┌─ Data provided

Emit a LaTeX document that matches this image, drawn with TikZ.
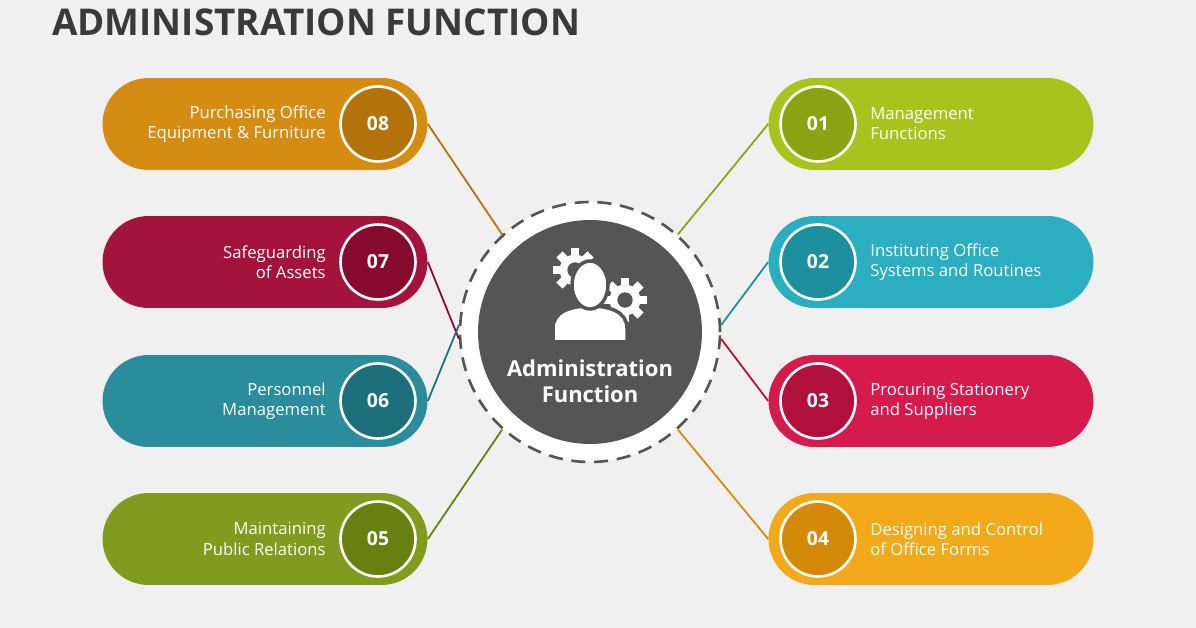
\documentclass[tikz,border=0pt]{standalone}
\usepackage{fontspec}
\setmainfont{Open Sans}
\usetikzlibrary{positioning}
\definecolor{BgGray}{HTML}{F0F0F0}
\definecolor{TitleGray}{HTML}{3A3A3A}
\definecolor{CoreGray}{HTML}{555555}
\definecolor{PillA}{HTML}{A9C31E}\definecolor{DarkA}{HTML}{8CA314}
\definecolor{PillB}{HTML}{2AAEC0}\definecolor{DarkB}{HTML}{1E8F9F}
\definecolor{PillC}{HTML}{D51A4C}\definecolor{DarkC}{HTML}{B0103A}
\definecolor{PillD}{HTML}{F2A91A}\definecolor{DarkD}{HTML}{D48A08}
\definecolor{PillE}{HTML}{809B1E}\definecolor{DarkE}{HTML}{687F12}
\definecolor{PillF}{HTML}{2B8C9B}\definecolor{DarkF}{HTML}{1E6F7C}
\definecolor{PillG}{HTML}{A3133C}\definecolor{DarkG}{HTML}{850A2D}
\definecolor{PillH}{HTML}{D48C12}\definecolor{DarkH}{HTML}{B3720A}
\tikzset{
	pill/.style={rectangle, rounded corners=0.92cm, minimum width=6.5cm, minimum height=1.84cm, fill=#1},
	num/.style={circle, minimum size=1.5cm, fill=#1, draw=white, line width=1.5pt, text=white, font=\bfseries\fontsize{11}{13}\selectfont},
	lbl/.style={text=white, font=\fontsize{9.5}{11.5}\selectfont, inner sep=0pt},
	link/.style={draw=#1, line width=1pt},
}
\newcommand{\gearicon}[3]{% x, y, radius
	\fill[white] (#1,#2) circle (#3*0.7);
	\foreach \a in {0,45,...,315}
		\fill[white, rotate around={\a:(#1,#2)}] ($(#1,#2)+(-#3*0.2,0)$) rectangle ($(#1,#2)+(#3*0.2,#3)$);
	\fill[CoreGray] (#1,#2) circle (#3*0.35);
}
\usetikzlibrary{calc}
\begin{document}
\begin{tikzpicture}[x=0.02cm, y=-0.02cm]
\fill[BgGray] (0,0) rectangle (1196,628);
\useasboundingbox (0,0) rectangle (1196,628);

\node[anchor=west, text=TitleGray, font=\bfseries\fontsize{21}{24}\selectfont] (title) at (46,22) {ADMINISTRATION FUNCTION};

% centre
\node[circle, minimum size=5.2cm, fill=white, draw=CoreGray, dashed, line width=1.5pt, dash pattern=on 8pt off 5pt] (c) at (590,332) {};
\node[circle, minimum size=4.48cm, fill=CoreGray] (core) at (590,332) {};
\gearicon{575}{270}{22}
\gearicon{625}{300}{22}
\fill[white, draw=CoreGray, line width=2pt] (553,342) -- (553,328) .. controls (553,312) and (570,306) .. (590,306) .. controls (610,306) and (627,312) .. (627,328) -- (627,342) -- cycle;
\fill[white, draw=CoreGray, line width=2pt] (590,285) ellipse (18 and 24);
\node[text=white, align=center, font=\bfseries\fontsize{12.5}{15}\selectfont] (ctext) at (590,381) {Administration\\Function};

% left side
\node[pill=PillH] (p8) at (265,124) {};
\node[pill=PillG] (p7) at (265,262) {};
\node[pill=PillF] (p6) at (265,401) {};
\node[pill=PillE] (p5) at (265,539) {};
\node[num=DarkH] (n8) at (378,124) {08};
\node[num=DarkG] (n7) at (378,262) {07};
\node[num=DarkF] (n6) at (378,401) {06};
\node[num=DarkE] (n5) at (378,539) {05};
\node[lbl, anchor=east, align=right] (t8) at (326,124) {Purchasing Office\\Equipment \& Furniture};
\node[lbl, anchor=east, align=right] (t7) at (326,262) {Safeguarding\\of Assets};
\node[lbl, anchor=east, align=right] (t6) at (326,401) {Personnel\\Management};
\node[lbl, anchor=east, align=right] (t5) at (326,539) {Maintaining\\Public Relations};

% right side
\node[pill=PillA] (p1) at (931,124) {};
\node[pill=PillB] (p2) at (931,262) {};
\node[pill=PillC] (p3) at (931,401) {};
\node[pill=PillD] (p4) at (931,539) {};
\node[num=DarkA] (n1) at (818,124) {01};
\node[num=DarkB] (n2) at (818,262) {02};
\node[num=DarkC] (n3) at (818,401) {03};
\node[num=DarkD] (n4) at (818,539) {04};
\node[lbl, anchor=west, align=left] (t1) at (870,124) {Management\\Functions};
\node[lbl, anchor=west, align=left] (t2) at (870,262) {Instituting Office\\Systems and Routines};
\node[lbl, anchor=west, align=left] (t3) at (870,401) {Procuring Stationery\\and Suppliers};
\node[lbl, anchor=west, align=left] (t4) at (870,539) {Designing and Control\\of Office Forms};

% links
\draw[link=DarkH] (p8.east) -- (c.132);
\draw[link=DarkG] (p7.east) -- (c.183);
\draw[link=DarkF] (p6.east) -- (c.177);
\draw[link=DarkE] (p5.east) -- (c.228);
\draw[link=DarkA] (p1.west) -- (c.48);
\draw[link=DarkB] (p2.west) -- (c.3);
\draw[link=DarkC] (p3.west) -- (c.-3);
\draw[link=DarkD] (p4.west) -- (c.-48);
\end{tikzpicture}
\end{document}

└─

→ Objective: Transcribe the whole listing, character for character, but not its images.

→ Solution to the problem:
Emit a LaTeX document that matches this image, drawn with TikZ.
\documentclass[tikz,border=0pt]{standalone}
\usepackage{fontspec}
\setmainfont{Open Sans}
\usetikzlibrary{positioning}
\definecolor{BgGray}{HTML}{F0F0F0}
\definecolor{TitleGray}{HTML}{3A3A3A}
\definecolor{CoreGray}{HTML}{555555}
\definecolor{PillA}{HTML}{A9C31E}\definecolor{DarkA}{HTML}{8CA314}
\definecolor{PillB}{HTML}{2AAEC0}\definecolor{DarkB}{HTML}{1E8F9F}
\definecolor{PillC}{HTML}{D51A4C}\definecolor{DarkC}{HTML}{B0103A}
\definecolor{PillD}{HTML}{F2A91A}\definecolor{DarkD}{HTML}{D48A08}
\definecolor{PillE}{HTML}{809B1E}\definecolor{DarkE}{HTML}{687F12}
\definecolor{PillF}{HTML}{2B8C9B}\definecolor{DarkF}{HTML}{1E6F7C}
\definecolor{PillG}{HTML}{A3133C}\definecolor{DarkG}{HTML}{850A2D}
\definecolor{PillH}{HTML}{D48C12}\definecolor{DarkH}{HTML}{B3720A}
\tikzset{
	pill/.style={rectangle, rounded corners=0.92cm, minimum width=6.5cm, minimum height=1.84cm, fill=#1},
	num/.style={circle, minimum size=1.5cm, fill=#1, draw=white, line width=1.5pt, text=white, font=\bfseries\fontsize{11}{13}\selectfont},
	lbl/.style={text=white, font=\fontsize{9.5}{11.5}\selectfont, inner sep=0pt},
	link/.style={draw=#1, line width=1pt},
}
\newcommand{\gearicon}[3]{% x, y, radius
	\fill[white] (#1,#2) circle (#3*0.7);
	\foreach \a in {0,45,...,315}
		\fill[white, rotate around={\a:(#1,#2)}] ($(#1,#2)+(-#3*0.2,0)$) rectangle ($(#1,#2)+(#3*0.2,#3)$);
	\fill[CoreGray] (#1,#2) circle (#3*0.35);
}
\usetikzlibrary{calc}
\begin{document}
\begin{tikzpicture}[x=0.02cm, y=-0.02cm]
\fill[BgGray] (0,0) rectangle (1196,628);
\useasboundingbox (0,0) rectangle (1196,628);

\node[anchor=west, text=TitleGray, font=\bfseries\fontsize{21}{24}\selectfont] (title) at (46,22) {ADMINISTRATION FUNCTION};

% centre
\node[circle, minimum size=5.2cm, fill=white, draw=CoreGray, dashed, line width=1.5pt, dash pattern=on 8pt off 5pt] (c) at (590,332) {};
\node[circle, minimum size=4.48cm, fill=CoreGray] (core) at (590,332) {};
\gearicon{575}{270}{22}
\gearicon{625}{300}{22}
\fill[white, draw=CoreGray, line width=2pt] (553,342) -- (553,328) .. controls (553,312) and (570,306) .. (590,306) .. controls (610,306) and (627,312) .. (627,328) -- (627,342) -- cycle;
\fill[white, draw=CoreGray, line width=2pt] (590,285) ellipse (18 and 24);
\node[text=white, align=center, font=\bfseries\fontsize{12.5}{15}\selectfont] (ctext) at (590,381) {Administration\\Function};

% left side
\node[pill=PillH] (p8) at (265,124) {};
\node[pill=PillG] (p7) at (265,262) {};
\node[pill=PillF] (p6) at (265,401) {};
\node[pill=PillE] (p5) at (265,539) {};
\node[num=DarkH] (n8) at (378,124) {08};
\node[num=DarkG] (n7) at (378,262) {07};
\node[num=DarkF] (n6) at (378,401) {06};
\node[num=DarkE] (n5) at (378,539) {05};
\node[lbl, anchor=east, align=right] (t8) at (326,124) {Purchasing Office\\Equipment \& Furniture};
\node[lbl, anchor=east, align=right] (t7) at (326,262) {Safeguarding\\of Assets};
\node[lbl, anchor=east, align=right] (t6) at (326,401) {Personnel\\Management};
\node[lbl, anchor=east, align=right] (t5) at (326,539) {Maintaining\\Public Relations};

% right side
\node[pill=PillA] (p1) at (931,124) {};
\node[pill=PillB] (p2) at (931,262) {};
\node[pill=PillC] (p3) at (931,401) {};
\node[pill=PillD] (p4) at (931,539) {};
\node[num=DarkA] (n1) at (818,124) {01};
\node[num=DarkB] (n2) at (818,262) {02};
\node[num=DarkC] (n3) at (818,401) {03};
\node[num=DarkD] (n4) at (818,539) {04};
\node[lbl, anchor=west, align=left] (t1) at (870,124) {Management\\Functions};
\node[lbl, anchor=west, align=left] (t2) at (870,262) {Instituting Office\\Systems and Routines};
\node[lbl, anchor=west, align=left] (t3) at (870,401) {Procuring Stationery\\and Suppliers};
\node[lbl, anchor=west, align=left] (t4) at (870,539) {Designing and Control\\of Office Forms};

% links
\draw[link=DarkH] (p8.east) -- (c.132);
\draw[link=DarkG] (p7.east) -- (c.183);
\draw[link=DarkF] (p6.east) -- (c.177);
\draw[link=DarkE] (p5.east) -- (c.228);
\draw[link=DarkA] (p1.west) -- (c.48);
\draw[link=DarkB] (p2.west) -- (c.3);
\draw[link=DarkC] (p3.west) -- (c.-3);
\draw[link=DarkD] (p4.west) -- (c.-48);
\end{tikzpicture}
\end{document}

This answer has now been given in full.